Megan created a Gephi network in which the nodes are characters, the directed edges are direct conversations, and the colors are classes (Members of the Court are purple, Commoners are green, and light blue are Soldiers). She used the Force Atlas layout in Gephi, and spread apart the nodes so it was easier to see who was talking with who.

She noted that, “It was obvious to note that Hamlet is the most prominent character, conversing with almost everyone,” but most characters “do not converse with people from different classes.” She also mentions that Hamlet is the character that connects “all these different classes together, while Ophelia only ever converses with people from her same class.” King Hamlet is an outlier, a node with no edges connecting them to anyone, which can provide some interesting questions on the differences between King Hamlet and Hamlet and the importance of titles, or even questions concerning the centrality of young Hamlet’s father.

I would add that it is telling to see how many heavily-weighted edges are directed toward Ophelia compared to the edges directed out from her node—she is talked-to more than she talks to others. This could add to a character analysis of Ophelia if a scholar were to go back to the text and analyze those conversations.

This network would also be interesting if it were to add a self-loop, in which an edge coming out of Hamlet, for example, would loop back in on itself. Since Hamlet talks to himself often, it would be telling to see these kinds of edges as well. This would necessitate a change in the data set to include character-to-character conversations.

 

Classmate Example B:  Direct Conversations Organized by Gender in Hamlet

gephi example B

Kyle created a Gephi network using indirect conversations as the edges and characters as the nodes, but organized by gender. He used the Fruchterman Reingold layout because he “thought it would produce a particularly interesting graph.”

He notes that the two female characters, Ophelia and Gertrude, are “obviously vastly outnumbered” by the male characters, and “it was interesting to see how Gertrude was talked about by Hamlet almost as equally as by the first player.” He also mentions how “Ophelia, on the other hand, was most talked to by Hamlet.”

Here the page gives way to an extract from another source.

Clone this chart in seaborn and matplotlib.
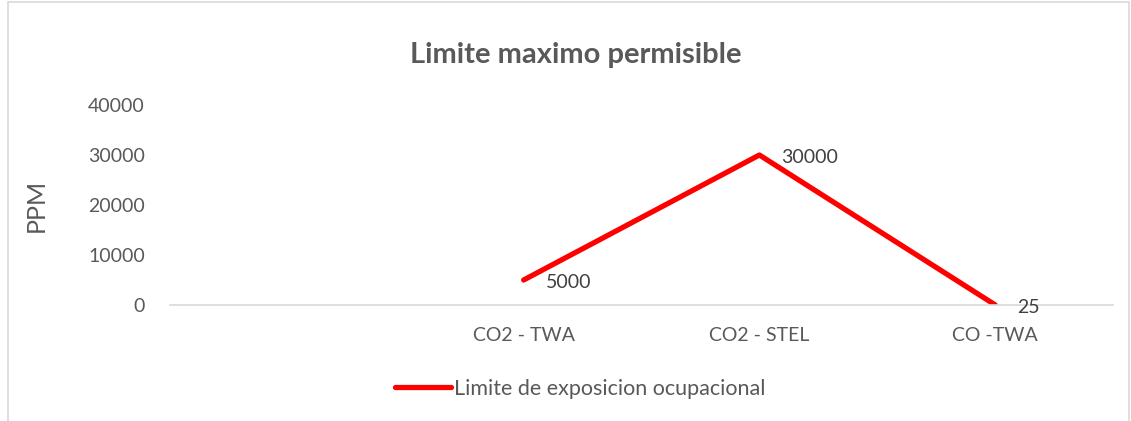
import pandas as pd
import matplotlib.pyplot as plt
import matplotlib.patches as mpatches
import seaborn as sb

# data
categorias = ["", "CO2 - TWA", "CO2 - STEL", "CO -TWA"]
ppm = [None, 5000, 30000, 25]
serie = "Limite de exposicion ocupacional"

df = pd.DataFrame({"pos": range(len(categorias)), "ppm": ppm}).dropna()

sb.set_style("white")
plt.rcParams['font.family'] = ['Lato', 'DejaVu Sans']
gris = "#595959"

fig = plt.figure(figsize=(11.31, 4.21), dpi=100)
ax = fig.add_axes([0.1503, 0.2755, 0.8338, 0.4751])

sb.lineplot(data=df, x="pos", y="ppm", color="#ff0000", linewidth=3.8,
            label=serie, ax=ax, legend=False)

# data labels
for x, y in zip(df["pos"], df["ppm"]):
    ax.annotate(f"{int(y)}", (x, y), xytext=(16, -2), textcoords="offset points",
                ha="left", va="center", fontsize=14, color="#404040")

ax.set_xlim(-0.5, len(categorias) - 0.5)
ax.set_ylim(0, 40000)
ax.set_yticks([0, 10000, 20000, 30000, 40000])
ax.set_xticks(range(len(categorias)))
ax.set_xticklabels(categorias)
ax.tick_params(axis="both", length=0, labelsize=14, colors=gris)
ax.tick_params(axis="x", pad=16)
ax.tick_params(axis="y", pad=18)
for s in ["top", "right", "left"]:
    ax.spines[s].set_visible(False)
ax.spines["bottom"].set_color("#d9d9d9")
ax.spines["bottom"].set_linewidth(1.2)
ax.set_xlabel("")
ax.set_ylabel("PPM", fontsize=18, color=gris)
ax.yaxis.set_label_coords(-0.13, 0.5)

fig.text(0.509, 0.869, "Limite maximo permisible", ha="center", va="center",
         fontsize=21, fontweight="bold", color=gris)

# legend below the plot
h = plt.Line2D([], [], color="#ff0000", linewidth=3.8)
fig.legend([h], [serie], loc="center", bbox_to_anchor=(0.513, 0.076),
           frameon=False, fontsize=15.5, labelcolor=gris, handlelength=2.6,
           handletextpad=0.1)

# outer chart border
fig.patches.append(mpatches.Rectangle((0.007, -0.05), 0.991, 1.045,
                                      transform=fig.transFigure, fill=False,
                                      edgecolor="#d9d9d9", linewidth=1.2))

fig.savefig("out.png", dpi=100)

I would also note that the size of Ophelia, Claudius and Gertrude’s nodes are fairly similar, which is interesting considering that Claudius is much more a central character, being the one Hamlet wants to enact revenge upon. This might also mean that they are more pawns in the conflict between the two male characters as well. This network could spark a gender and/or feminist analysis of the original text.

Gephi Networks:  What Do They Provide Us?

Gephi networks for Digital Humanists cannot give us definitive conclusions, but can help raise more questions about the text that we are using. Unexpected results can provoke a new question about the text we would have never asked before:  for instance, is Horatio more of a central character in Hamlet than a reader would originally think? If so, how is that done, and how is it hidden in the text and revealed in the network visualization?

Another example could be if you created a network visualization of novel in which the characters were nodes and the edges were direct actions against the antagonist:  maybe the character who had the largest node and the heaviest edges was never intended to have the most effect on progressing the novel in this way. This could lead to a rethinking of the character and novel itself!

Though the transformation of information such as character information, location, plot points, and any other interesting tidbits into numerical data to input into Gephi is time-consuming and tedious, it means that we have control over exactly what data we are collecting and what we really want to see in a 3D visualization. And though the networks cannot give us definitive data since it has been reduced in this way, it is an easier way to see what we cannot just by reading a text.